▶ **What is required**
Transcribe each line of the material as it is, and drop any picture.

▶ **Supplied information**
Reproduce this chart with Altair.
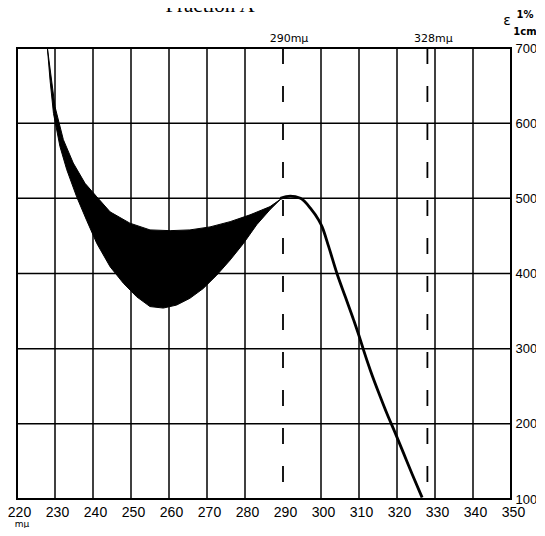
import altair as alt
import pandas as pd

# ---- axis values ----
x_ticks = [220, 230, 240, 250, 260, 270, 280, 290, 300, 310, 320, 330, 340, 350]
y_ticks = [100, 200, 300, 400, 500, 600, 700]
grid_x = [220, 230, 240, 250, 260, 270, 280, 300, 310, 320, 330, 340, 350]
marker_x = [290, 328]
marker_labels = ["290mμ", "328mμ"]

# ---- black band (lower and upper edge of the filled region) ----
lower_x = [228.0, 228.7, 229.6, 231.3, 233.1, 235.7, 238.3, 241.0, 244.5, 248.0, 251.5,
           255.0, 258.5, 262.0, 265.5, 269.0, 272.6, 276.1, 279.6, 283.1, 286.6, 289.4]
lower_y = [700, 657, 613, 569, 538, 502, 471, 440, 409, 387, 369,
           356, 354, 358, 367, 380, 398, 418, 440, 465, 485, 499]
upper_x = [228.0, 230.0, 232.2, 234.8, 237.9, 241.0, 244.5, 249.7, 255.0, 260.3,
           265.5, 270.8, 276.1, 281.3, 286.6, 289.4]
upper_y = [700, 622, 578, 547, 520, 502, 482, 467, 458, 457,
           458, 462, 469, 478, 489, 499]

# ---- single curve beyond the band ----
line_x = [289.3, 291.9, 294.6, 297.2, 299.4, 300.3, 302.0, 304.2, 306.4, 308.6, 310.4,
          311.2, 313.0, 315.6, 317.4, 319.6, 321.8, 324.0, 326.6]
line_y = [500, 503, 500, 487, 471, 462, 436, 400, 369, 338, 311,
          298, 271, 236, 213, 187, 160, 133, 102]

band_df = pd.DataFrame({
    "x": lower_x + upper_x[::-1],
    "y": lower_y + upper_y[::-1],
    "seq": list(range(len(lower_x) + len(upper_x))),
})
line_df = pd.DataFrame({"x": line_x, "y": line_y})
gridx_df = pd.DataFrame({"x": grid_x})
gridy_df = pd.DataFrame({"y": y_ticks})
marker_df = pd.DataFrame({"x": marker_x, "label": marker_labels})

xs = alt.Scale(domain=[220, 350], nice=False, zero=False)
ys = alt.Scale(domain=[100, 700], nice=False, zero=False)
xaxis = alt.Axis(values=x_ticks, grid=False, ticks=False, domain=False, tickSize=0,
                 labelFont="Liberation Sans", labelFontSize=14, labelColor="black",
                 labelPadding=6, labelOffset=2, labelFlush=False, labelOverlap=False,
                 title=None)
yaxis = alt.Axis(orient="right", values=y_ticks, grid=False, ticks=False, domain=False,
                 tickSize=0, labelFont="Liberation Sans", labelFontSize=13,
                 labelColor="black", labelPadding=4, labelFlush=False,
                 labelOverlap=False, title=None)
X = alt.X("x:Q", scale=xs, axis=xaxis)
Y = alt.Y("y:Q", scale=ys, axis=yaxis)

vgrid = alt.Chart(gridx_df).mark_rule(color="black", strokeWidth=1.5).encode(x=X)
hgrid = alt.Chart(gridy_df).mark_rule(color="black", strokeWidth=1.5).encode(y=Y)
dashed = alt.Chart(marker_df).mark_rule(color="black", strokeWidth=1.8,
                                         strokeDash=[16, 22]).encode(x=X)
band = alt.Chart(band_df).mark_line(color="black", fill="black", strokeWidth=1,
                                    interpolate="linear").encode(
    x=X, y=Y, order=alt.Order("seq:Q"))
curve = alt.Chart(line_df).mark_line(color="black", strokeWidth=2.8,
                                     interpolate="monotone").encode(x=X, y=Y)
marker_text = alt.Chart(marker_df).mark_text(font="DejaVu Sans", fontSize=11,
                                             color="black", dx=6, baseline="alphabetic").encode(
    x=X, y=alt.value(-6), text="label:N")


def note(txt, px, py, size, font="DejaVu Sans", weight="normal"):
    return alt.Chart(pd.DataFrame({"t": [txt]})).mark_text(
        font=font, fontSize=size, color="black", fontWeight=weight,
        baseline="alphabetic", align="center").encode(
        x=alt.value(px), y=alt.value(py), text="t:N")


title = note("Fraction A", 193, -36, 21, font="Liberation Serif")
eps = note("ε", 490, -23, 14)
pct = note("1%", 508, -30, 10, weight="bold")
cm = note("1cm", 508, -13, 10, weight="bold")
mmu = note("mμ", 5, 479, 9)

chart = alt.layer(vgrid, hgrid, dashed, band, curve, marker_text,
                  title, eps, pct, cm, mmu).properties(
    width=494, height=451,
    autosize=alt.AutoSizeParams(type="none"),
    padding={"left": 9, "top": 40, "right": 25, "bottom": 29},
    background="white",
).configure_view(stroke="black", strokeWidth=2)

chart.save("out.html", embed_options={"renderer": "svg", "actions": False})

▶ **Solved exercise**
Reproduce this chart with Altair.
import altair as alt
import pandas as pd

# ---- axis values ----
x_ticks = [220, 230, 240, 250, 260, 270, 280, 290, 300, 310, 320, 330, 340, 350]
y_ticks = [100, 200, 300, 400, 500, 600, 700]
grid_x = [220, 230, 240, 250, 260, 270, 280, 300, 310, 320, 330, 340, 350]
marker_x = [290, 328]
marker_labels = ["290mμ", "328mμ"]

# ---- black band (lower and upper edge of the filled region) ----
lower_x = [228.0, 228.7, 229.6, 231.3, 233.1, 235.7, 238.3, 241.0, 244.5, 248.0, 251.5,
           255.0, 258.5, 262.0, 265.5, 269.0, 272.6, 276.1, 279.6, 283.1, 286.6, 289.4]
lower_y = [700, 657, 613, 569, 538, 502, 471, 440, 409, 387, 369,
           356, 354, 358, 367, 380, 398, 418, 440, 465, 485, 499]
upper_x = [228.0, 230.0, 232.2, 234.8, 237.9, 241.0, 244.5, 249.7, 255.0, 260.3,
           265.5, 270.8, 276.1, 281.3, 286.6, 289.4]
upper_y = [700, 622, 578, 547, 520, 502, 482, 467, 458, 457,
           458, 462, 469, 478, 489, 499]

# ---- single curve beyond the band ----
line_x = [289.3, 291.9, 294.6, 297.2, 299.4, 300.3, 302.0, 304.2, 306.4, 308.6, 310.4,
          311.2, 313.0, 315.6, 317.4, 319.6, 321.8, 324.0, 326.6]
line_y = [500, 503, 500, 487, 471, 462, 436, 400, 369, 338, 311,
          298, 271, 236, 213, 187, 160, 133, 102]

band_df = pd.DataFrame({
    "x": lower_x + upper_x[::-1],
    "y": lower_y + upper_y[::-1],
    "seq": list(range(len(lower_x) + len(upper_x))),
})
line_df = pd.DataFrame({"x": line_x, "y": line_y})
gridx_df = pd.DataFrame({"x": grid_x})
gridy_df = pd.DataFrame({"y": y_ticks})
marker_df = pd.DataFrame({"x": marker_x, "label": marker_labels})

xs = alt.Scale(domain=[220, 350], nice=False, zero=False)
ys = alt.Scale(domain=[100, 700], nice=False, zero=False)
xaxis = alt.Axis(values=x_ticks, grid=False, ticks=False, domain=False, tickSize=0,
                 labelFont="Liberation Sans", labelFontSize=14, labelColor="black",
                 labelPadding=6, labelOffset=2, labelFlush=False, labelOverlap=False,
                 title=None)
yaxis = alt.Axis(orient="right", values=y_ticks, grid=False, ticks=False, domain=False,
                 tickSize=0, labelFont="Liberation Sans", labelFontSize=13,
                 labelColor="black", labelPadding=4, labelFlush=False,
                 labelOverlap=False, title=None)
X = alt.X("x:Q", scale=xs, axis=xaxis)
Y = alt.Y("y:Q", scale=ys, axis=yaxis)

vgrid = alt.Chart(gridx_df).mark_rule(color="black", strokeWidth=1.5).encode(x=X)
hgrid = alt.Chart(gridy_df).mark_rule(color="black", strokeWidth=1.5).encode(y=Y)
dashed = alt.Chart(marker_df).mark_rule(color="black", strokeWidth=1.8,
                                         strokeDash=[16, 22]).encode(x=X)
band = alt.Chart(band_df).mark_line(color="black", fill="black", strokeWidth=1,
                                    interpolate="linear").encode(
    x=X, y=Y, order=alt.Order("seq:Q"))
curve = alt.Chart(line_df).mark_line(color="black", strokeWidth=2.8,
                                     interpolate="monotone").encode(x=X, y=Y)
marker_text = alt.Chart(marker_df).mark_text(font="DejaVu Sans", fontSize=11,
                                             color="black", dx=6, baseline="alphabetic").encode(
    x=X, y=alt.value(-6), text="label:N")


def note(txt, px, py, size, font="DejaVu Sans", weight="normal"):
    return alt.Chart(pd.DataFrame({"t": [txt]})).mark_text(
        font=font, fontSize=size, color="black", fontWeight=weight,
        baseline="alphabetic", align="center").encode(
        x=alt.value(px), y=alt.value(py), text="t:N")


title = note("Fraction A", 193, -36, 21, font="Liberation Serif")
eps = note("ε", 490, -23, 14)
pct = note("1%", 508, -30, 10, weight="bold")
cm = note("1cm", 508, -13, 10, weight="bold")
mmu = note("mμ", 5, 479, 9)

chart = alt.layer(vgrid, hgrid, dashed, band, curve, marker_text,
                  title, eps, pct, cm, mmu).properties(
    width=494, height=451,
    autosize=alt.AutoSizeParams(type="none"),
    padding={"left": 9, "top": 40, "right": 25, "bottom": 29},
    background="white",
).configure_view(stroke="black", strokeWidth=2)

chart.save("out.html", embed_options={"renderer": "svg", "actions": False})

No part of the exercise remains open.